The French National Space Studies Center (CNES) runs a yearly Parabolic Flight Campaign open to student teams. Competing for a spot required designing rigorous, scientifically valid experiments that could safely run during 20-second weightlessness windows aboard a modified Airbus A310, and convincing CNES experts our team was ready to execute.
Goals
Design experiments demonstrating physical phenomena that change meaningfully in microgravity
Meet CNES safety and design review requirements for a manned flight campaign
Execute all experiments within 20-second parabolic microgravity windows
Collect usable data and document results for post-flight analysis
Represent the Horizon Astronomy Club at an international level
My Role
As Lead Programmer and Club President, I was responsible for coordinating the experiment design process and the technical development. I led the team through a full year of preparation — from concept selection through CNES design reviews to flight day operations.
I designed the data acquisition system used to log sensor data during the parabolas and oversaw the instrumentation integration on our experiment rigs. On flight day, I was part of the team that boarded the aircraft and ran the experiments in real-time during the parabolic maneuvers.
The Process
The team brainstormed and evaluated dozens of experiment ideas across thermodynamics, fluid mechanics, and classical mechanics. We selected three experiments based on scientific relevance, feasibility within the flight constraints, and the ability to produce measurable data: a thermodynamic convection study, a centrifugal force demonstration, and a Newton's Laws validation.
Over several months, we designed, built, and iterated on the experiment hardware to meet CNES safety requirements. This involved structural reviews, material compatibility checks, and multiple design presentations to CNES engineers. Each revision made the rigs safer, simpler, and more reliable.
The campaign took place in Bordeaux aboard CNES's Zero-G aircraft. During each parabola, the aircraft follows a Keplerian arc that produces approximately 20 seconds of weightlessness. Our team ran the experiments across multiple parabolas, operating instruments, collecting data, and documenting observations in real-time.

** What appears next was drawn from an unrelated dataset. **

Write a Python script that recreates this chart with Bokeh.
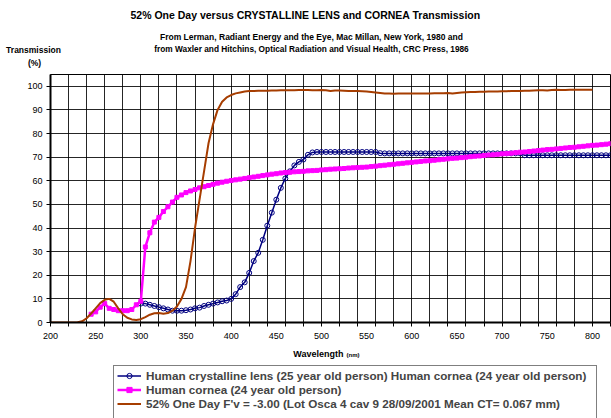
from bokeh.plotting import figure
from bokeh.layouts import column
from bokeh.models import Range1d, FixedTicker, Label, Legend, LegendItem, ColumnDataSource
from bokeh.embed import file_html
from bokeh.resources import INLINE

# ---------------- data ----------------
lens_nm = list(range(300, 821, 5))
lens_t = [8.0, 8.0, 7.5, 7.0, 6.5, 6.0, 5.5, 5.0, 5.0, 5.0,
          5.2, 5.5, 6.0, 6.3, 7.0, 7.5, 8.0, 8.5, 9.0, 9.3,
          10.0, 12.0, 15.0, 17.0, 21.0, 26.0, 29.5, 35.0, 41.0, 46.5,
          52.0, 57.0, 61.0, 64.0, 66.5, 68.0, 69.0, 71.0, 72.0,
          72.2, 72.2, 72.2, 72.2, 72.2, 72.2, 72.2, 72.2, 72.2, 72.2, 72.2, 72.2, 72.2, 72.2,
          71.7, 71.6, 71.6, 71.6, 71.6, 71.6, 71.6, 71.6, 71.6, 71.6, 71.6, 71.6, 71.6, 71.6, 71.6, 71.6,
          71.6, 71.6, 71.6, 71.6, 71.6, 71.6, 71.6, 71.6, 71.6, 71.6, 71.6, 71.6, 71.6, 71.6, 71.6, 71.6,
          70.8, 70.8, 70.8, 70.8, 70.8, 70.8, 70.8, 70.8, 70.8, 70.8,
          70.8, 70.8, 70.8, 70.8, 70.8, 70.8, 70.8, 70.8, 70.8, 70.8]

cornea_nm = list(range(245, 821, 5))
cornea_t = [3.5, 4.5, 6.5, 8.0, 6.0, 5.5, 5.0, 5.0, 5.0, 5.5, 7.5, 9.0,
            32.0, 38.0, 42.5, 44.5, 47.0, 49.0, 51.0, 53.0, 54.0, 55.0,
            55.7, 56.3, 57.0, 57.5, 58.0, 58.5, 59.0, 59.4, 59.8, 60.1,
            60.4, 60.7, 61.0, 61.3, 61.6, 61.9, 62.2, 62.5, 62.8, 63.0,
            63.3, 63.5, 63.6, 63.8, 63.9, 64.0, 64.2, 64.3, 64.4, 64.6,
            64.7, 64.9, 65.0, 65.1, 65.2, 65.4, 65.5, 65.6, 65.7, 65.8,
            66.0, 66.2, 66.4, 66.6, 66.8, 67.0, 67.2, 67.4, 67.6, 67.8,
            68.0, 68.2, 68.4, 68.5, 68.7, 68.9, 69.1, 69.3, 69.5, 69.6,
            69.8, 70.0, 70.2, 70.4, 70.5, 70.7, 70.9, 71.0, 71.2, 71.4,
            71.5, 71.7, 71.9, 72.1, 72.2, 72.4, 72.6, 72.8, 73.0, 73.2,
            73.3, 73.5, 73.7, 73.9, 74.1, 74.2, 74.4, 74.6, 74.8, 75.0,
            75.1, 75.3, 75.5, 75.7]

oneday_nm = list(range(200, 801, 5))
oneday_t = [0.0, 0.0, 0.0, 0.0, 0.0, 0.0, 0.1, 0.5, 1.8, 3.8,
            6.0, 8.2, 9.6, 10.0, 8.8, 6.0, 3.5, 2.0, 1.3, 1.1,
            1.4, 2.3, 3.3, 3.9, 4.0, 3.7, 4.0, 5.0, 6.8, 10.0,
            15.0, 26.0, 40.0, 52.0, 64.0, 76.0, 84.0, 90.0, 93.5, 95.3,
            96.3, 97.0, 97.4, 97.8, 98.0, 98.0, 98.1, 98.1, 98.1, 98.2,
            98.2, 98.3, 98.3, 98.3, 98.3, 98.4, 98.4, 98.4, 98.3, 98.3,
            98.4, 98.3, 98.0, 98.2, 98.2, 98.1, 98.0, 98.0, 98.0, 97.9,
            97.8, 97.6, 97.4, 97.2, 97.0, 97.0, 96.9, 97.0, 97.0, 97.0,
            97.0, 97.0, 97.0, 97.0, 97.0, 97.1, 97.1, 97.1, 97.2, 97.0,
            97.2, 97.4, 97.5, 97.6, 97.6, 97.7, 97.7, 97.8, 97.8, 97.8,
            97.9, 97.9, 98.0, 98.0, 98.0, 98.1, 98.1, 98.2, 98.3, 98.3,
            98.2, 98.4, 98.5, 98.4, 98.4, 98.5, 98.5, 98.5, 98.5, 98.5,
            98.5]

x_label_ticks = [200, 250, 300, 350, 400, 450, 500, 550, 600, 650, 700, 750, 800]
x_grid_ticks = list(range(200, 821, 20))
y_ticks = [0, 10, 20, 30, 40, 50, 60, 70, 80, 90, 100]

title_text = "52% One Day versus CRYSTALLINE LENS and CORNEA Transmission"
sub1_text = "From Lerman, Radiant Energy and the Eye, Mac Millan, New York, 1980 and"
sub2_text = "from Waxler and Hitchins, Optical Radiation and Visual Health, CRC Press, 1986"
ylabel_1 = "Transmission"
ylabel_2 = "(%)"
xlabel_1 = "Wavelength"
xlabel_2 = "(nm)"
lens_label = "Human crystalline lens (25 year old person) Human cornea (24 year old person)"
cornea_label = "Human cornea (24 year old person)"
oneday_label = "52% One Day F'v = -3.00 (Lot Osca 4 cav 9 28/09/2001 Mean CT= 0.067 mm)"

FONT = "Liberation Sans"
BLUE = "#000080"
MAGENTA = "#FF00FF"
BROWN = "#A63D00"

W = 611
TOP_H = 73
MAIN_H = 273
BOT_H = 418 - TOP_H - MAIN_H  # 72


def blank_fig(h):
    f = figure(width=W, height=h, output_backend="svg", toolbar_location=None,
               x_range=Range1d(0, W), y_range=Range1d(0, h),
               x_axis_location=None, y_axis_location=None,
               min_border=0, min_border_left=0, min_border_right=0,
               min_border_top=0, min_border_bottom=0,
               frame_width=W, frame_height=h, frame_align=False)
    f.grid.visible = False
    f.outline_line_color = None
    f.background_fill_color = "white"
    f.border_fill_color = "white"
    return f


def add_text(f, text, x, y, size, align="center", bold=True):
    # x from figure left, y up from figure bottom (screen pixels)
    f.add_layout(Label(x=x, y=y, x_units="screen", y_units="screen", text=text,
                       text_font=FONT, text_font_size=size,
                       text_font_style="bold" if bold else "normal",
                       text_align=align, text_baseline="middle", text_color="black"))


# ---------------- top (titles) ----------------
top = blank_fig(TOP_H)
add_text(top, title_text, 305, TOP_H - 14, "10.5px")
add_text(top, sub1_text, 311, TOP_H - 36, "8.5px")
add_text(top, sub2_text, 311, TOP_H - 48, "8.3px")
add_text(top, ylabel_1, 33, TOP_H - 49, "8.5px")
add_text(top, ylabel_2, 34, TOP_H - 62, "8.5px")

# ---------------- main chart ----------------
p = figure(width=W, height=MAIN_H, output_backend="svg", toolbar_location=None,
           x_range=Range1d(200, 820), y_range=Range1d(0, 105),
           min_border_left=50, min_border_right=1, min_border_top=1, min_border_bottom=24)
p.title.visible = False
p.background_fill_color = "white"
p.border_fill_color = "white"
p.outline_line_color = "black"
p.outline_line_width = 1

p.xgrid.ticker = FixedTicker(ticks=x_grid_ticks)
p.ygrid.ticker = FixedTicker(ticks=y_ticks)
for g in (p.xgrid, p.ygrid):
    g.grid_line_color = "black"
    g.grid_line_width = 1
    g.grid_line_alpha = 0.85

xa = p.xaxis[0]
xa.ticker = FixedTicker(ticks=x_label_ticks, minor_ticks=x_grid_ticks)
xa.major_tick_out = 0
xa.major_tick_in = 0
xa.minor_tick_out = 4
xa.minor_tick_in = 0
xa.minor_tick_line_color = "black"
xa.axis_line_width = 2
xa.axis_line_color = "black"
xa.major_label_standoff = 6
xa.major_label_text_font = FONT
xa.major_label_text_font_size = "9px"
xa.major_label_text_color = "black"

ya = p.yaxis[0]
ya.ticker = FixedTicker(ticks=y_ticks)
ya.major_tick_out = 4
ya.major_tick_in = 0
ya.minor_tick_out = 0
ya.minor_tick_in = 0
ya.major_tick_line_color = "black"
ya.axis_line_width = 2
ya.axis_line_color = "black"
ya.major_label_standoff = 4
ya.major_label_text_font = FONT
ya.major_label_text_font_size = "9px"
ya.major_label_text_color = "black"

lens_src = ColumnDataSource(dict(x=lens_nm, y=lens_t))
cornea_src = ColumnDataSource(dict(x=cornea_nm, y=cornea_t))
oneday_src = ColumnDataSource(dict(x=oneday_nm, y=oneday_t))

lens_style = dict(line_color=BLUE, line_width=1.5)
lens_mk = dict(marker="circle", size=5, line_color=BLUE, line_width=1, fill_color=None)
cornea_style = dict(line_color=MAGENTA, line_width=2.5)
cornea_mk = dict(marker="square", size=4, line_color=MAGENTA, fill_color=MAGENTA)
oneday_style = dict(line_color=BROWN, line_width=2)

p.line("x", "y", source=lens_src, **lens_style)
p.scatter("x", "y", source=lens_src, **lens_mk)
p.line("x", "y", source=cornea_src, **cornea_style)
p.scatter("x", "y", source=cornea_src, **cornea_mk)
p.line("x", "y", source=oneday_src, **oneday_style)

# ---------------- bottom (axis title + legend) ----------------
bot = blank_fig(BOT_H)
add_text(bot, xlabel_1, 343, BOT_H - 7, "9px", align="right")
add_text(bot, xlabel_2, 346, BOT_H - 8, "6px", align="left")

# legend proxies (same styles, one point outside the visible range)
e = dict(x=[-1000], y=[-1000])
g1 = bot.line(**e, **lens_style)
g1m = bot.scatter(**e, **lens_mk)
g2 = bot.line(**e, **cornea_style)
g2m = bot.scatter(**e, **cornea_mk)
g3 = bot.line(**e, **oneday_style)

legend = Legend(items=[
    LegendItem(label=lens_label + "  ", renderers=[g1, g1m]),
    LegendItem(label=cornea_label, renderers=[g2, g2m]),
    LegendItem(label=oneday_label, renderers=[g3]),
    LegendItem(label=" ", renderers=[]),
], location=(113, -10))
legend.label_text_font = FONT
legend.label_text_font_style = "bold"
legend.label_text_font_size = "11.7px"
legend.label_height = 13
legend.glyph_height = 13
legend.glyph_width = 24
legend.label_standoff = 5
legend.spacing = 1
legend.padding = 3
legend.margin = 0
legend.border_line_color = "black"
legend.border_line_width = 1
legend.background_fill_color = "white"
legend.background_fill_alpha = 1
bot.add_layout(legend, "center")

layout = column(top, p, bot, spacing=0)
open("out.html", "w").write(file_html(layout, INLINE))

After the campaign, we processed the sensor data and video recordings to analyze the experimental results. The data confirmed our predictions for convection suppression and inertial behavior in microgravity, and was compiled into a final report submitted to CNES.
Outcome & Results
The campaign was a success. All three experiments ran as planned across the flight, and we collected clean data from each parabola. The experience of observing physics in real weightlessness — convection stopping, fluids floating free, forces behaving differently — was unlike anything achievable in a ground lab.
The win earned two of our students a flight aboard the CNES Zero-G aircraft, and positioned the club for two consecutive Young Searchers Prize victories in the years that followed. It remains one of the most formative engineering and leadership experiences of my career so far.